Reconocido el Estado
Autonómico en la Constitución de mil novecientos setenta y ocho, Cataluña ha
ido dando pasos progresivos hasta llegar a esta realidad inquietante. Si todas
las autonomías superaron la equilibrada acotación competencial poniendo en
grave riesgo el concierto nacional, algunas -llamadas históricas- acometen
especiales desafíos a la unidad. Ante un autonomismo costoso, desequilibrador,
insolidario, independentista, inviable, ninguna sigla (pese al pronunciamiento
popular) se atreve a restituir excesos ni derramas económicas. Los políticos
priorizan nepotismos, enchufes y sinecuras sobre el expolio fiscal del
ciudadano que ha de sufragar tanto dispendio. Se comete así un verdadero
fraude, un escamoteo vergonzoso, un desprecio al individuo.
Creo no equivocarme si
afirmo, visto el marco que caracteriza a la política española, que nos
encontramos en un momento delicado, inadmisible. El nacionalismo excluyente,
disgregador, ha vencido con la cooperación reiterada de PSOE y PP. A lo largo
de tres décadas, cualquier gobierno central ha ido concediendo -cediendo mejor
dicho- competencias inapropiadas. Verbigracia, educación y sanidad. Unos y
otros, como consecuencia de una ley electoral desigual, injusta y endeble,
fueron necesitando alternativamente del apoyo nacionalista. Se pagaron onerosos
peajes que ahora exhiben su rostro dramático. González y Aznar, básicamente, se
opusieron al retoque de una ley que privilegia a los nacionalismos sobre los partidos
nacionales. Proporcionaba un bipartidismo impune y sin lastres. Cada cual dirimía
la situación según sus intereses particulares.
A lo largo de tres décadas, digo, han
alimentado un monstruo voraz, insatisfecho siempre. Millones de niños y jóvenes
son, fueron, adoctrinados para odiar a España. El objetivo primigenio (ante la
orfandad doctrinal del nacionalismo o su armonización en caso de divergencia
ideológica) era mantener activos los graneros identitarios, comunes a liberales
y marxistas. Un error de cálculo ha obligado a Convergencia y Unión, opuestos
al independentismo, a liderar la manifestación arrollados por una muchedumbre
ahíta de dogma. Asistimos perplejos a ciertas maniobras arriesgas porque la ponderación
que interesaría al señor Mas parece inalcanzable. Al final será víctima de la
marabunta y él lo sabe.
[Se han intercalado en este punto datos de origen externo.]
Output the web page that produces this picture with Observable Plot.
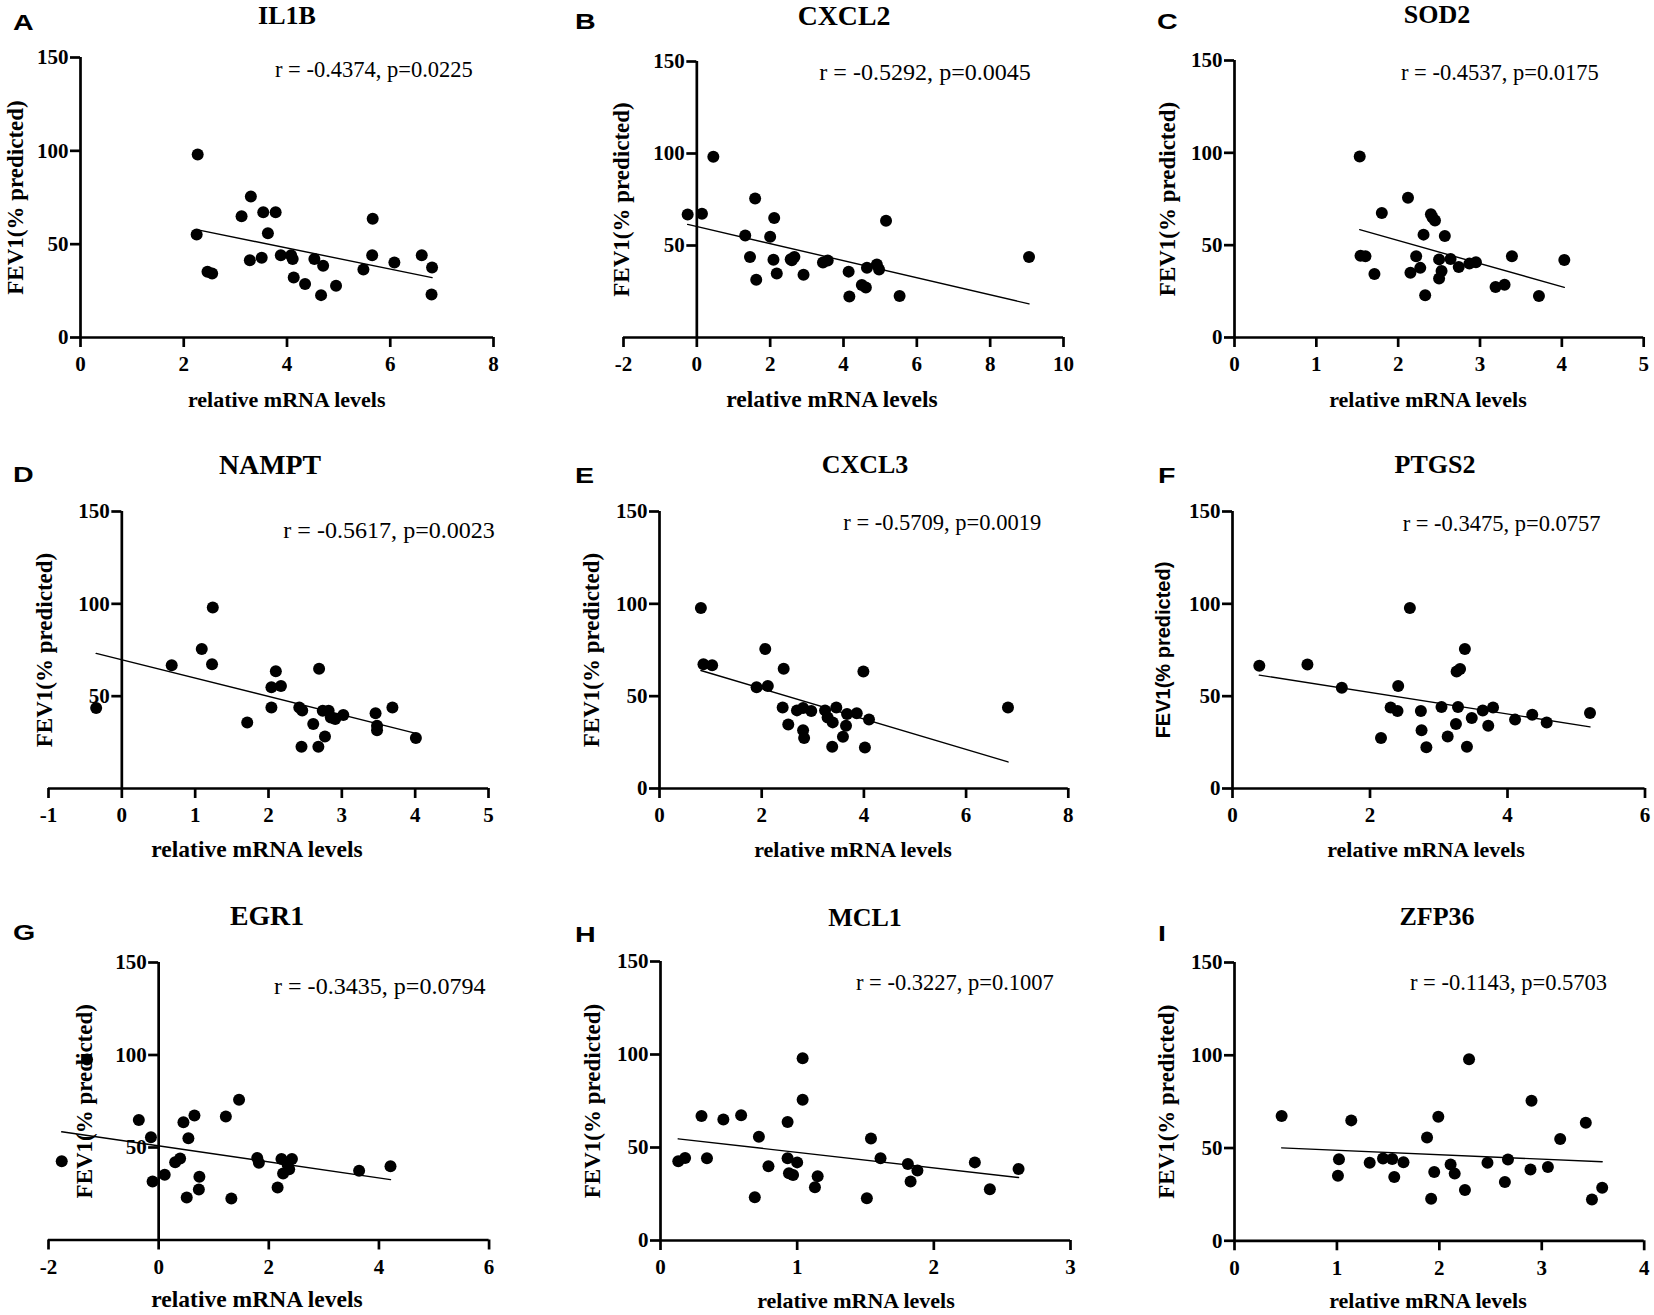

En el fondo, se despliega una atmósfera de quimera extensiva
a todos los colectivos: trabajadores, burgueses, empresarios y financieros.
Cataluña, no sé si por
mayoría, pretende disgregarse de España. Nunca lo tuvo tan claro porque jamás
la educación fue elemento tan manipulador de la conciencia social. España padecería
un retroceso económico porque la división siempre debilita. No obstante,
Cataluña sufriría efectos devastadores fuera de las organizaciones
internacionales. Ninguna nación acogería un país con ocho millones si tuviera
que abandonar otro con casi cuarenta. “La pela es la pela”. Excluyo las
empresas, aborígenes y foráneas, que abandonarían la zona como domicilio
social; por lo tanto IVA y puestos de trabajo los receptarían otras
comunidades.
Sí, Cataluña camina
paso a paso a la independencia; es decir, al caos.